A Government-sponsored campaign to get more people using the internet claimed today to have recruited the country's biggest ever cross-sector volunteer force.
Race Online 2012, headed by dotcom pioneer Martha Lane Fox, said it had 100,000 people signed up to offer help and advice in their local communities.
They are drawn from the ranks of public services such as the Post Office, organisations such as the Scouts, charities and major corporate sponsors.
It has also launched a scheme offering cut-price £165 computer and software packages - with those receiving certain state benefits able to get the refurbished machines for £95.
Moving more services online is expected to save the taxpayer millions of pounds a year but critics have warned the old and vulnerable could lose out.
Prime Minister David Cameron said nearly half of those who were not yet online were "among our most disadvantaged people.
"That's why the work Martha Lane Fox is doing as the UK's Digital Champion is so important. And it's also why I'm so keen for everyone to get behind Race Online 2012 and its ambition to get as many people online as possible by the time of the London Olympics," he said.

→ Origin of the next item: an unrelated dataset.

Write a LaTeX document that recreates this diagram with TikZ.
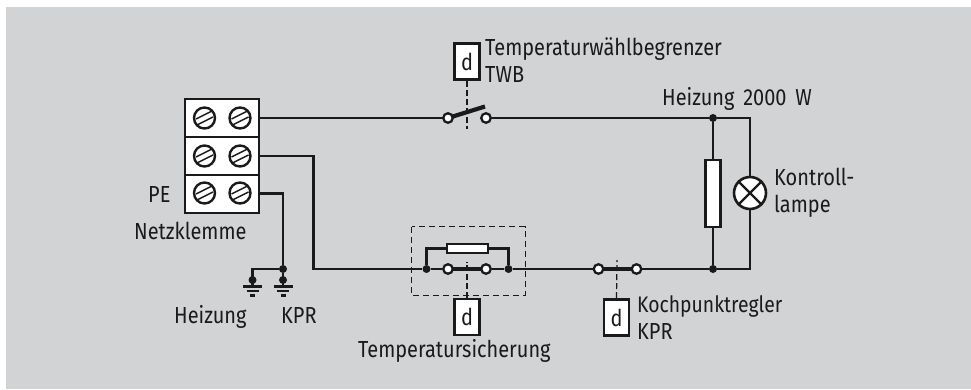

Ms Lane Fox said: "By bringing together an extraordinary mix of cross-sector partners we aim to eliminate the three major barriers that we know prevent people from getting online: access, motivation and skills.
"Today we are beginning to address all of these by creating a massive local digital champion network aimed at giving people advice, support and assistance on a local level and by kick-starting a low cost recycled marketplace."
The landmark was passed as the Cabinet Office launched an early prototype of a single website through which all government services could eventually be accessed.
Ministers hope moving to a single domain could cut the Government's £130 million-a-year spending on internet publishing in half.